╭──

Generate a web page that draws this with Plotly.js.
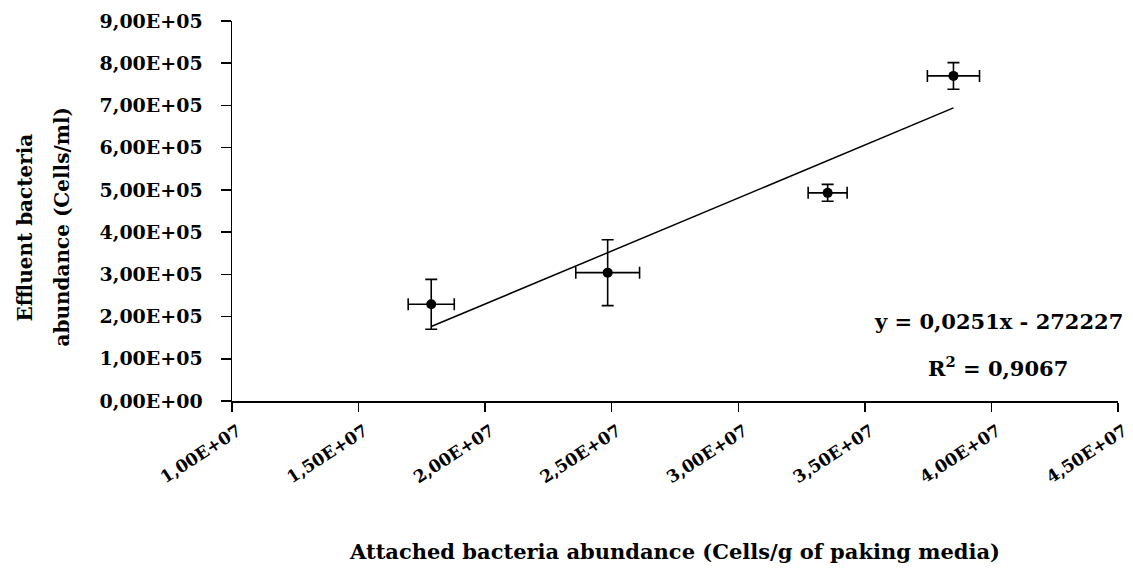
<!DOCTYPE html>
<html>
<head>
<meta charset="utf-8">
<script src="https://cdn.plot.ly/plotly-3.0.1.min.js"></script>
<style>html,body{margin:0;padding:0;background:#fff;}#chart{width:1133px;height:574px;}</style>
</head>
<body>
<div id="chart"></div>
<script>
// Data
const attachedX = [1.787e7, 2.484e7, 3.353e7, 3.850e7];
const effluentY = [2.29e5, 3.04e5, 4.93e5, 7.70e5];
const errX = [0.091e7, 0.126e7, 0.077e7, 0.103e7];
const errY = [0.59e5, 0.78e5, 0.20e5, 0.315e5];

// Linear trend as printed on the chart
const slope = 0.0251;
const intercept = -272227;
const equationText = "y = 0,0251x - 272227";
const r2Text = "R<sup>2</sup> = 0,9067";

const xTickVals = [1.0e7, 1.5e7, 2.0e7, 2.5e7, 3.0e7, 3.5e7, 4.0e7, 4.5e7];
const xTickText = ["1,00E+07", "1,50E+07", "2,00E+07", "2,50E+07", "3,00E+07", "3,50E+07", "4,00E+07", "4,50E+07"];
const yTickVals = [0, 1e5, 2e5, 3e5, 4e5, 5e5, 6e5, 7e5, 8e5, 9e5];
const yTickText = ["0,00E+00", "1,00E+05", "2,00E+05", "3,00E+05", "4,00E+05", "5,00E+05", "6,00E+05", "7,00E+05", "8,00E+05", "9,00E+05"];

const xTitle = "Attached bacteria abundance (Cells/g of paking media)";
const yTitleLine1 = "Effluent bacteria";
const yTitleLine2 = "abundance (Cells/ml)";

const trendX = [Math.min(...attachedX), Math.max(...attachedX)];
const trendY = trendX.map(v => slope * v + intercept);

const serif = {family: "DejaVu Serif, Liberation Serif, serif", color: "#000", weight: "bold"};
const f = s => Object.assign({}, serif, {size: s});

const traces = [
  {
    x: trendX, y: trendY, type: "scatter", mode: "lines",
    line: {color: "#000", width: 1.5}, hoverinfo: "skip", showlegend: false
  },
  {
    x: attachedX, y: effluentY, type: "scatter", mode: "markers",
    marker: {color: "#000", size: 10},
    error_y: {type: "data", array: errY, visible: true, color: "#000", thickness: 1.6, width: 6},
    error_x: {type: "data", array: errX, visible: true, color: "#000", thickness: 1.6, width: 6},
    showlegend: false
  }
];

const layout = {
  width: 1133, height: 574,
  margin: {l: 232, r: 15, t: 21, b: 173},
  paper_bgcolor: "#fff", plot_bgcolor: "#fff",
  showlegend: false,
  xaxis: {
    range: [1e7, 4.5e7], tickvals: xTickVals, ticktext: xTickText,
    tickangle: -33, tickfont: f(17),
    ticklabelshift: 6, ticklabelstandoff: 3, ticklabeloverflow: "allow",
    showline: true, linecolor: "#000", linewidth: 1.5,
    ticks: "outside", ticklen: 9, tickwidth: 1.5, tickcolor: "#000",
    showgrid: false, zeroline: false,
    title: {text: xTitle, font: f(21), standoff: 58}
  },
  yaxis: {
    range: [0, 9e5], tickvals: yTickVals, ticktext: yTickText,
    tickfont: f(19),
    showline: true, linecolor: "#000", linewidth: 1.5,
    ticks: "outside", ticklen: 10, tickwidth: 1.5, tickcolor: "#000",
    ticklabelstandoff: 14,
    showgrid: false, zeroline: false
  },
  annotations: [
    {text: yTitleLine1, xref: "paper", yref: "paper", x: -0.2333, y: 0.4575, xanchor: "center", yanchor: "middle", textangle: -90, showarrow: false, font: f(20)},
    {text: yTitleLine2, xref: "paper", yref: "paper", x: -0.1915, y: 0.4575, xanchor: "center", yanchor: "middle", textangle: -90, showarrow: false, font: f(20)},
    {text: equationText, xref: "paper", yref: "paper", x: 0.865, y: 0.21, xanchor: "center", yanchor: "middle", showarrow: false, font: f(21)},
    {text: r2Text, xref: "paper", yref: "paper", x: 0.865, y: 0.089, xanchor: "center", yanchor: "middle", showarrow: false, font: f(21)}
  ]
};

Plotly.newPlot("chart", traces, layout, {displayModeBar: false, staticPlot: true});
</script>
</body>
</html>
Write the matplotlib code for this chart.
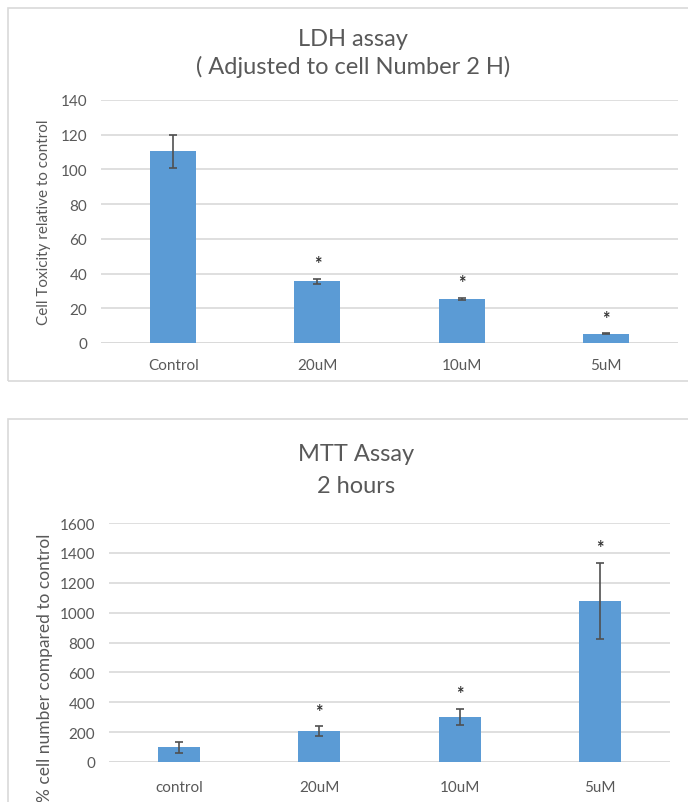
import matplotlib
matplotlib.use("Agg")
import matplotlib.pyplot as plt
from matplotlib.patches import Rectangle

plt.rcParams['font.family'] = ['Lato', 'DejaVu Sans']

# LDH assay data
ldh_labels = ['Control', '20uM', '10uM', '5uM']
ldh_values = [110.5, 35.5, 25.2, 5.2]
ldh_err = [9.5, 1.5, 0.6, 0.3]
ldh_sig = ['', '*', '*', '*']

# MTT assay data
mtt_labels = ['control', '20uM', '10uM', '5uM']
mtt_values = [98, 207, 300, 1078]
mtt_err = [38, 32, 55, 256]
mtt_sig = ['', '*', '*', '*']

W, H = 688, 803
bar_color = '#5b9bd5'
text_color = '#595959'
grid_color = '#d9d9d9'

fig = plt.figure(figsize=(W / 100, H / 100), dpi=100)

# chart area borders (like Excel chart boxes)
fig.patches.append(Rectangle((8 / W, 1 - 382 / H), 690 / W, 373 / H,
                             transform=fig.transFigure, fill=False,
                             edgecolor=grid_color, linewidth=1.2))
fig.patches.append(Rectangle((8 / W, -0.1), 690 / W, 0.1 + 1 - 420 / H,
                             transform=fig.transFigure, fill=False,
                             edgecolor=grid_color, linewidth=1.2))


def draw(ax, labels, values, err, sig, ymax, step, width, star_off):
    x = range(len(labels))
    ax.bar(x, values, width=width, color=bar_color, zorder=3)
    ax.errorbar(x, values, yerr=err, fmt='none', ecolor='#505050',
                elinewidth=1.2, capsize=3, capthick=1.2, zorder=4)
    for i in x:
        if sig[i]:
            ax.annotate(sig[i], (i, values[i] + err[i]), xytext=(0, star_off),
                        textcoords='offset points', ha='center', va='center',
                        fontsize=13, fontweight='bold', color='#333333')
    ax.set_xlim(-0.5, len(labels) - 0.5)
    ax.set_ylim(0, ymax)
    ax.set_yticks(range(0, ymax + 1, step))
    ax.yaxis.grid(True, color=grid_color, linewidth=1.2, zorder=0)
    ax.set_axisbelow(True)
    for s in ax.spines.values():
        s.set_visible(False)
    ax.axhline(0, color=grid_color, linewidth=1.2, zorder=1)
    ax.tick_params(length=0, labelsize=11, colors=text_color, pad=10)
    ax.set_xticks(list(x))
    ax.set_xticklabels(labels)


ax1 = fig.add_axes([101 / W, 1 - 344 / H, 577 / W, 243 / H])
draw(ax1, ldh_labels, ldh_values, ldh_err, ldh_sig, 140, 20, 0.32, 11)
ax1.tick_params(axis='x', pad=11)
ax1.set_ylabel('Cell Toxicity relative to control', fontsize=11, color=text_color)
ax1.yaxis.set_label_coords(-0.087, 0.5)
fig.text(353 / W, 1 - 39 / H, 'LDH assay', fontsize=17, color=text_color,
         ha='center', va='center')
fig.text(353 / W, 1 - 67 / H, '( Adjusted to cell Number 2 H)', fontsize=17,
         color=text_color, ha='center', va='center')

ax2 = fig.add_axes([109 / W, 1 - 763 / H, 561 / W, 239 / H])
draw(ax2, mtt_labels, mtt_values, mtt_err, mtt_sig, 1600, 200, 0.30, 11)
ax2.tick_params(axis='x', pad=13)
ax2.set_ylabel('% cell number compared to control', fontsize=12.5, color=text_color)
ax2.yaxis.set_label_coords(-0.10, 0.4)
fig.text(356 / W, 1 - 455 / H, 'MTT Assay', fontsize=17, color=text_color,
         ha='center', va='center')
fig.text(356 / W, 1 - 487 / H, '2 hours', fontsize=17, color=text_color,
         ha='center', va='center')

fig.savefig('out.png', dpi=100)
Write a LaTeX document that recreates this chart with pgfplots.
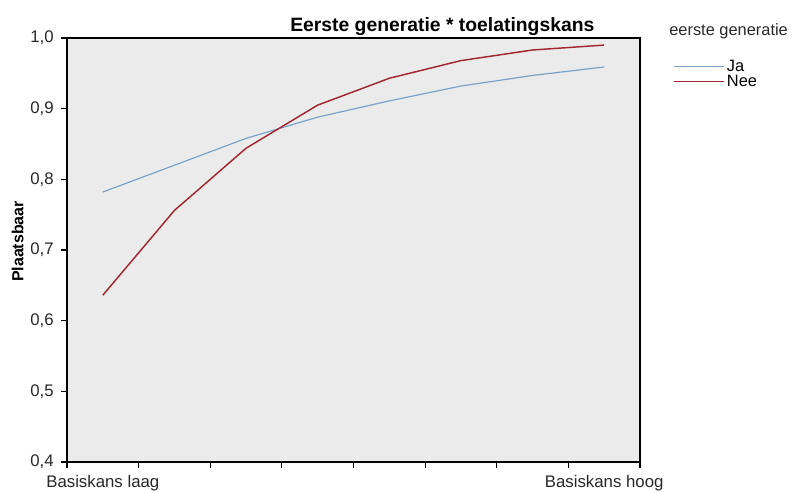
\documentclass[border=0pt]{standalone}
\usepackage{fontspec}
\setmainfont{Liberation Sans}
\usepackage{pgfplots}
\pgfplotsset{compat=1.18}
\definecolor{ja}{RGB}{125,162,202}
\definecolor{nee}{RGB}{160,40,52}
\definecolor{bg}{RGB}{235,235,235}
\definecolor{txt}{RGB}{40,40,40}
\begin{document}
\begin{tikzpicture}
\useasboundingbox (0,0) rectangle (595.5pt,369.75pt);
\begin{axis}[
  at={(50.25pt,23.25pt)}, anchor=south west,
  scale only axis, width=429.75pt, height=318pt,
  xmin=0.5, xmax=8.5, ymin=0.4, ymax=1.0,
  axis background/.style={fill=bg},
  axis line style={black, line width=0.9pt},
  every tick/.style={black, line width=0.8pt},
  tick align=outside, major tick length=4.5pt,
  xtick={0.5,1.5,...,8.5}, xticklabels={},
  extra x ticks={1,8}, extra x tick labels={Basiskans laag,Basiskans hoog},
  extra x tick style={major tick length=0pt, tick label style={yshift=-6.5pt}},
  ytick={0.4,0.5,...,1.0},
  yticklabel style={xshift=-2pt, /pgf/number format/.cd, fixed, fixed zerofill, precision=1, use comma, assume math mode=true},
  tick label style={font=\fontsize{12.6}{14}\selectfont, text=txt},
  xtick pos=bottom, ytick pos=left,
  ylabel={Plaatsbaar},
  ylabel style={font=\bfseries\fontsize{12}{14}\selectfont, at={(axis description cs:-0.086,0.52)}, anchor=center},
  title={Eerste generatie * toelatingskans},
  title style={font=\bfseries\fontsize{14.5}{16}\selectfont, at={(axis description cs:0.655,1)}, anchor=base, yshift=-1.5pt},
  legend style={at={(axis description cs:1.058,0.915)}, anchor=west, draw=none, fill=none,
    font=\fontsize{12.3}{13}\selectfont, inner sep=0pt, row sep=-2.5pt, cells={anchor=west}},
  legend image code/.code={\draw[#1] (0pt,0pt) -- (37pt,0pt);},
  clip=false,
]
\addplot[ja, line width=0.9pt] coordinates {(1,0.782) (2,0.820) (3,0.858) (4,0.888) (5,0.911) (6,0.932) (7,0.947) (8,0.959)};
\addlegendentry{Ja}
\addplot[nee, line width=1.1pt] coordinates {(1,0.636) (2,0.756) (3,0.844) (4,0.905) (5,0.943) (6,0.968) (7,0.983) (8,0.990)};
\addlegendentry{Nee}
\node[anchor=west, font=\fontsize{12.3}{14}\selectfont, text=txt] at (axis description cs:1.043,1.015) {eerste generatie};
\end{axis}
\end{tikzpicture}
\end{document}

╰──

# [What you are asked to do]
Starting at the first line of the material, output exactly the lines up to and including the one with "const errY = [0.59e5, 0.78e5, 0.20e5, 0.315e5];". Do not include the pictures.

# [Complete answer]
Generate a web page that draws this with Plotly.js.
<!DOCTYPE html>
<html>
<head>
<meta charset="utf-8">
<script src="https://cdn.plot.ly/plotly-3.0.1.min.js"></script>
<style>html,body{margin:0;padding:0;background:#fff;}#chart{width:1133px;height:574px;}</style>
</head>
<body>
<div id="chart"></div>
<script>
// Data
const attachedX = [1.787e7, 2.484e7, 3.353e7, 3.850e7];
const effluentY = [2.29e5, 3.04e5, 4.93e5, 7.70e5];
const errX = [0.091e7, 0.126e7, 0.077e7, 0.103e7];
const errY = [0.59e5, 0.78e5, 0.20e5, 0.315e5];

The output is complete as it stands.